CEMETERY PLAN OFFERED, BUT LAND STILL DISPUTED

Acting Public Works Commissioner Wayne Callwood presented initial plans Friday for a new 10-acre cemetery for the public as well as veterans at a meeting of the Senate Committee on Labor and Veterans Affairs. But it was still unclear whether the Smith Bay property will be available for the planned Veterans' Burial site.
Gordon Coffelt testified that he owned the site across from the Wyndham Sugar Bay Resort, and that he was approached by former Sen. Allie-Allison Petrus in 1999 about a possible land swap with the V.I. government to ease the shortage of burial space. The government property is the remainder of Western Cemetery No. 3, a three-quarter acre area which is unusable for burial because of a high water table.
At the time, Petrus said he began looking for an East End burial site after he learned from Public Works officials that the Western Cemetery would soon run out of space.
But the plan stalled a year ago in a dispute over the title to the site and property taxes said to be owed by the previous owner, the late Kennth Lindqvist.
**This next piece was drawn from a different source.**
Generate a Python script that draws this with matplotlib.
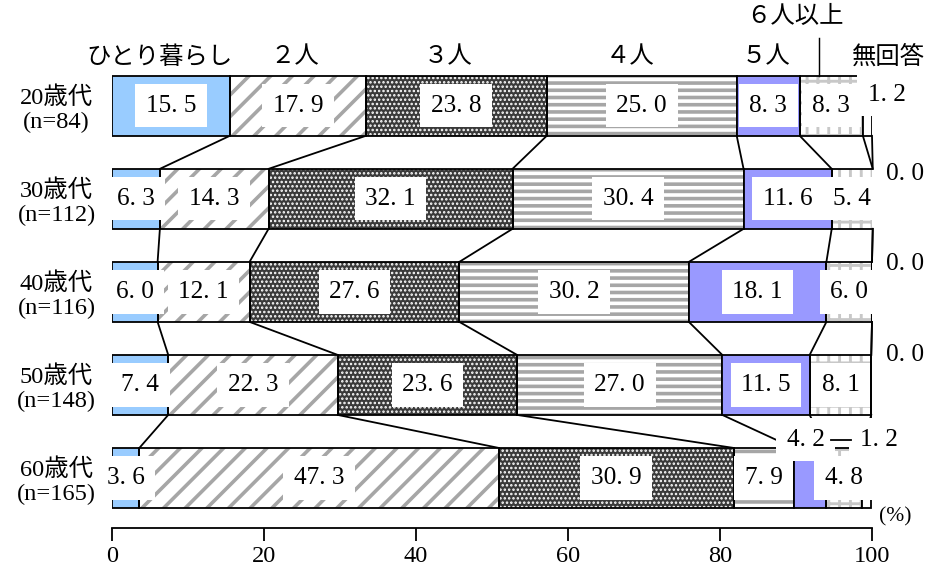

Nearly 10 years ago, the District Court ruled that Lindqvist was responsible for paying the back taxes.
But Coffelt said Friday that though he is still willing to make the exchange, he has tried for years without success to get the government to remove the taxes owed from his property.
It was not known Friday whether the plan produced by Callwood, which he said would cost about $1 million, differed from those drawn up one year ago in anticipation of the swap. That plan called for the same public/veterans ratio of acreage, with 1,000 plots for veterans and up to 1,400 for the general public.
Public Works has variously predicted that St. Thomas will run out of burial space by July, by this summer and, Callwood testified Friday, by the end of the year.